Computational Linguistics, Machine Learning, and Text Mining with Groovy (aka Java++)
This talk is a brief introduction to computational linguistics by way of looking at some projects I've worked on over the last year demonstrating Information Extraction, Lexical Analysis (the linguistics rather than compiler kind), an Ensemble Method for Statistical Parsing, and Corpus Construction (which includes parsing some English extracted from Javadoc). In each case I'll give a very brief description of the motivating problem and then dive into code that deals with some part of it. We'll see how Groovy makes the most out of Java for text processing, simple web browser UIs, and cluster computing. This talk should be of interest both to those curious about what goes on in NLP as well as those who would simply like to get some of their work done faster by using more powerful tools.

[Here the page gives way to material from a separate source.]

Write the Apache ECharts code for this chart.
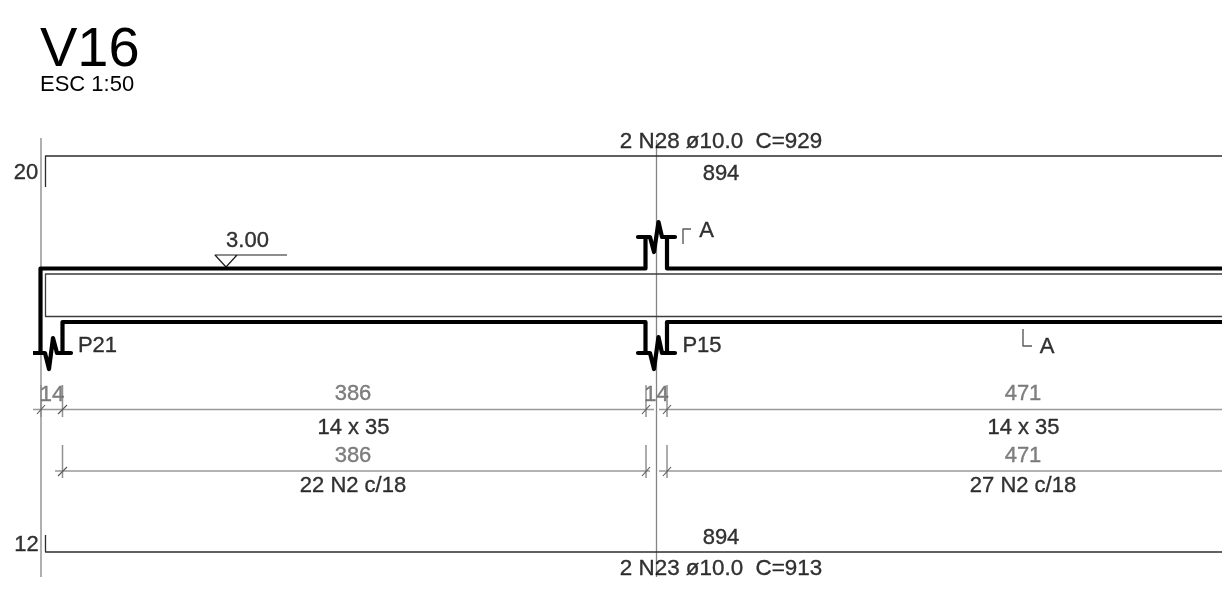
<!DOCTYPE html>
<html>
<head>
<meta charset="utf-8">
<style>html,body{margin:0;padding:0;background:#fff}#c{width:1222px;height:602px}</style>
<script src="https://cdn.jsdelivr.net/npm/echarts@6/dist/echarts.min.js"></script>
</head>
<body>
<div id="c"></div>
<script>
// Drawing geometry, in drawing units
const beamOutlineTop = [[40.5,353],[40.5,268.5],[645.5,268.5],[645.5,237],[638,237],[650,237],[654,252],[658.5,222],[662,237],[675,237],[667,237],[667,268.5],[1222,268.5]];
const beamOutlineBottomLeft = [[33,353],[45,353],[49,369],[53,338],[57,353],[71,353],[62.5,353],[62.5,322],[645.5,322],[645.5,353],[638,353],[650,353],[654,369],[658.5,337],[662,353],[675,353],[667,353],[667,322],[1222,322]];
const beamInner = [[1222,274],[45.5,274],[45.5,316.5],[1222,316.5]];
const rebarTop = [[45.5,187],[45.5,156],[1222,156]];
const rebarBottom = [[45.5,535],[45.5,552],[1222,552]];
const levelMark = [[287,255],[215,255],[226,267],[237,255]];
const sectionMarkTop = [[683,244],[683,229],[691,229]];
const sectionMarkBottom = [[1023,329],[1023,346],[1032,346]];
const axisLines = [
  [[41,138],[41,577]],
  [[656.5,140],[656.5,577]]
];
const dimLines = [
  [[33,409.5],[654,409.5]],
  [[659,409.5],[1222,409.5]],
  [[55,471],[650,471]],
  [[659,471],[1222,471]]
];
const extLines = [
  [[41,385],[41,417]],
  [[62.5,385],[62.5,417]],
  [[646,385],[646,417]],
  [[667,385],[667,417]],
  [[62.5,445],[62.5,478]],
  [[646,445],[646,478]],
  [[667,445],[667,478]]
];
const dimTicks = [
  [[37,414],[45,405]],
  [[58,414],[67,405]],
  [[642,414],[650,405]],
  [[663,414],[671,405]],
  [[58,476],[67,467]],
  [[642,476],[650,467]],
  [[663,476],[671,467]]
];
// Texts: [x, y, text]
const rebarTexts = [
  [721,142,'2 N28 ø10.0  C=929'],
  [721,568.5,'2 N23 ø10.0  C=913']
];
const blackCentered = [
  [721,174,'894'],
  [721,538,'894'],
  [353.5,428,'14 x 35'],
  [1023.5,428,'14 x 35'],
  [353,486,'22 N2 c/18'],
  [1023,486,'27 N2 c/18'],
  [247.5,241,'3.00'],
  [706.5,231,'A'],
  [1047,347,'A'],
  [97.5,346,'P21'],
  [702,346,'P15'],
  [26,173,'20'],
  [26.5,545,'12']
];
const greyCentered = [
  [52,395,'14'],
  [656.5,395,'14'],
  [353,394,'386'],
  [1023,394,'471'],
  [353,456,'386'],
  [1023,456,'471']
];
const titleText = 'V16';
const subtitleText = 'ESC 1:50';

const FONT = '"Liberation Sans", Arial, sans-serif';
function poly(data, color, width) {
  return {type:'line', data, symbol:'none', silent:true, animation:false, clip:true,
    lineStyle:{color, width, cap:'butt', join:'round'}, z:2};
}
function labels(data, color, size) {
  return {type:'scatter', data:data.map(d=>({value:[d[0],d[1]],text:d[2]})), symbolSize:0, silent:true, animation:false, z:5,
    label:{show:true, position:'inside', formatter:p=>p.data.text, color, fontFamily:FONT, fontSize:size, align:'center', verticalAlign:'middle',
      textBorderColor:color, textBorderWidth:0.35}};
}
const series = [
  ...axisLines.map(l=>poly(l,'#858585',1.3)),
  ...dimLines.map(l=>poly(l,'#999999',1.7)),
  ...extLines.map(l=>poly(l,'#909090',1.5)),
  ...dimTicks.map(l=>poly(l,'#555555',1.1)),
  poly(beamInner,'#3c3c3c',1.3),
  poly(rebarTop,'#2c2c2c',1.3),
  poly(rebarBottom,'#2c2c2c',1.3),
  poly(levelMark,'#1c1c1c',1.2),
  poly(sectionMarkTop,'#5a5a5a',1.4),
  poly(sectionMarkBottom,'#5a5a5a',1.4),
  poly(beamOutlineTop,'#000000',4.2),
  poly(beamOutlineBottomLeft,'#000000',4.2),
  labels(rebarTexts,'#000000',22.4),
  labels(blackCentered,'#000000',22),
  labels(greyCentered,'#606060',22)
];
const chart = echarts.init(document.getElementById('c'), null, {renderer:'canvas'});
chart.setOption({
  animation:false,
  backgroundColor:'#ffffff',
  title:[
    {text:titleText, left:40, top:23, textStyle:{fontFamily:FONT, fontSize:56, fontWeight:'normal', color:'#000'}, padding:0},
    {text:subtitleText, left:40, top:74, textStyle:{fontFamily:FONT, fontSize:22, fontWeight:'normal', color:'#000'}, padding:0}
  ],
  grid:{left:0,right:0,top:0,bottom:0,containLabel:false},
  xAxis:{type:'value',min:0,max:1222,show:false},
  yAxis:{type:'value',min:0,max:602,inverse:true,show:false},
  tooltip:{show:false},
  legend:{show:false},
  series
});
</script>
</body>
</html>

Technologies we'll see at work (all of which are Open Source Software):
Stanford CoreNLP http://nlp.stanford.edu/software/corenlp.shtml
GATE (General Architecture for Text Engineering) http://gate.ac.uk
MALLET (MAchine Learning for LanguagE Toolkit) http://mallet.cs.umass.edu
DELPH-IN PET http://moin.delph-in.net/PetTop
ERG (English Resource Grammar) http://erg.delph-in.net/logon
Jim White is a computational linguist with over 30 years of experience building computer systems (resume). Prior to focusing on Natural Language Processing (NLP) he worked at the software, firmware, hardware, and system architecture level in development tools, embedded and portable devices, networking, and graphics. He is an Open Source Software advocate, Groovy committer, and has created the innovative OSS Groovy for OpenOffice and IFCX Wings. He is currently working on a thesis for the Master of Science in Computational Linguistics (CLMS) at the University of Washington and was the instructor for the program's Computational Linguistics Fundamentals course this year.